- [What this task involves]: Retype the data exactly, from its first line to the line containing "(transmlbl) at (583,215)", including both, and skip any picture.

- [Information provided]:
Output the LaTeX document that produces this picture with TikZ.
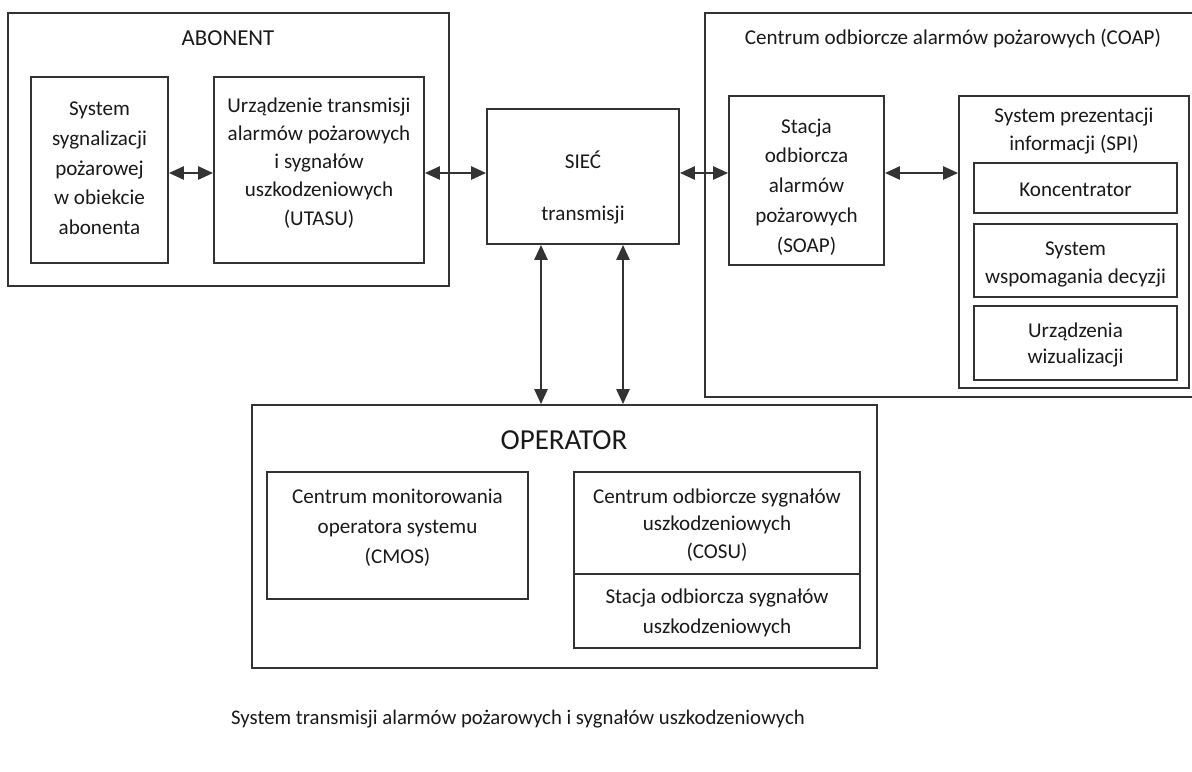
\documentclass[tikz,border=0pt]{standalone}
\usepackage{fontspec}
\setmainfont{Carlito}
\usetikzlibrary{arrows.meta,fit}

\tikzset{
  box/.style={draw=black!80, line width=1.1pt, inner sep=0pt},
  inbox/.style={text=black!90, align=center, yshift=-1.2pt,
    font=\fontsize{12}{16}\selectfont},
  link/.style={draw=black!80, line width=1.2pt,
    {Triangle[length=8.5pt,width=7.5pt]}-{Triangle[length=8.5pt,width=7.5pt]}},
  title/.style={text=black!90, align=center, font=\fontsize{12}{16}\selectfont}
}

\begin{document}
\begin{tikzpicture}[x=0.02cm, y=-0.02cm]
\useasboundingbox (0,0) rectangle (1192,771);

% ABONENT
\node[box, fit={(8,13) (449,286)}] (abonent) {};
\node[title, font=\fontsize{13}{16}\selectfont] (abonentlbl) at (228,38) {ABONENT};
\node[box, fit={(31,77) (168,263)},
  label={[inbox, yshift=2.2pt, font=\fontsize{12}{17}\selectfont]center:System\\sygnalizacji\\pożarowej\\w obiekcie\\abonenta}] (ssp) {};
\node[box, fit={(214,77) (424,263)},
  label={[inbox, yshift=5.2pt]center:Urządzenie transmisji\\alarmów pożarowych\\i sygnałów\\uszkodzeniowych\\(UTASU)}] (utasu) {};

% siec
\node[box, fit={(487,109) (679,244)}] (siec) {};
\node[title] (sieclbl) at (583,160) {SIEĆ};
\node[title] (transmlbl) at (583,215) {transmisji};

% COAP
\node[box, fit={(705,13) (1196,397)}] (coap) {};
\node[title] (coaplbl) at (953,38) {Centrum odbiorcze alarmów pożarowych (COAP)};
\node[box, fit={(729,96) (884,265)},
  label={[inbox, yshift=-2.5pt, font=\fontsize{12}{17}\selectfont]center:Stacja\\odbiorcza\\alarmów\\pożarowych\\(SOAP)}] (soap) {};
\node[box, fit={(959,96) (1189,388)}] (spi) {};
\node[title] (spilbl) at (1074,131) {System prezentacji\\informacji (SPI)};
\node[box, fit={(974,163) (1177,213)}, label={[inbox]center:Koncentrator}] (konc) {};
\node[box, fit={(974,224) (1177,297)}, label={[inbox, yshift=-1.3pt]center:System\\wspomagania decyzji}] (swd) {};
\node[box, fit={(974,306) (1177,380)}, label={[inbox, font=\fontsize{12}{14.5}\selectfont]center:Urządzenia\\wizualizacji}] (wiz) {};

% OPERATOR
\node[box, fit={(252,405) (877,668)}] (operator) {};
\node[title, font=\fontsize{16.5}{18}\selectfont] (operatorlbl) at (564,440) {OPERATOR};
\node[box, fit={(267,472) (528,599)},
  label={[inbox, yshift=5.5pt, font=\fontsize{12}{17}\selectfont]center:Centrum monitorowania\\operatora systemu\\(CMOS)}] (cmos) {};
\node[box, fit={(574,472) (860,574)},
  label={[inbox, font=\fontsize{12}{15.5}\selectfont]center:Centrum odbiorcze sygnałów\\uszkodzeniowych\\(COSU)}] (cosu) {};
\node[box, fit={(574,574) (860,648)},
  label={[inbox, font=\fontsize{12}{17}\selectfont]center:Stacja odbiorcza sygnałów\\uszkodzeniowych}] (sosu) {};

\node[title, font=\fontsize{11.8}{14}\selectfont] (caption) at (518,719) {System transmisji alarmów pożarowych i sygnałów uszkodzeniowych};

% connectors
\coordinate (row) at (0,173);
\coordinate (colA) at (541,0);
\coordinate (colB) at (623,0);
\draw[link] (ssp.east |- row) -- (utasu.west |- row);
\draw[link] (utasu.east |- row) -- (siec.west |- row);
\draw[link] (siec.east |- row) -- (soap.west |- row);
\draw[link] (soap.east |- row) -- (spi.west |- row);
\draw[link] (siec.south -| colA) -- (operator.north -| colA);
\draw[link] (siec.south -| colB) -- (operator.north -| colB);

\end{tikzpicture}
\end{document}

- [Result]:
Output the LaTeX document that produces this picture with TikZ.
\documentclass[tikz,border=0pt]{standalone}
\usepackage{fontspec}
\setmainfont{Carlito}
\usetikzlibrary{arrows.meta,fit}

\tikzset{
  box/.style={draw=black!80, line width=1.1pt, inner sep=0pt},
  inbox/.style={text=black!90, align=center, yshift=-1.2pt,
    font=\fontsize{12}{16}\selectfont},
  link/.style={draw=black!80, line width=1.2pt,
    {Triangle[length=8.5pt,width=7.5pt]}-{Triangle[length=8.5pt,width=7.5pt]}},
  title/.style={text=black!90, align=center, font=\fontsize{12}{16}\selectfont}
}

\begin{document}
\begin{tikzpicture}[x=0.02cm, y=-0.02cm]
\useasboundingbox (0,0) rectangle (1192,771);

% ABONENT
\node[box, fit={(8,13) (449,286)}] (abonent) {};
\node[title, font=\fontsize{13}{16}\selectfont] (abonentlbl) at (228,38) {ABONENT};
\node[box, fit={(31,77) (168,263)},
  label={[inbox, yshift=2.2pt, font=\fontsize{12}{17}\selectfont]center:System\\sygnalizacji\\pożarowej\\w obiekcie\\abonenta}] (ssp) {};
\node[box, fit={(214,77) (424,263)},
  label={[inbox, yshift=5.2pt]center:Urządzenie transmisji\\alarmów pożarowych\\i sygnałów\\uszkodzeniowych\\(UTASU)}] (utasu) {};

% siec
\node[box, fit={(487,109) (679,244)}] (siec) {};
\node[title] (sieclbl) at (583,160) {SIEĆ};
\node[title] (transmlbl) at (583,215) {transmisji};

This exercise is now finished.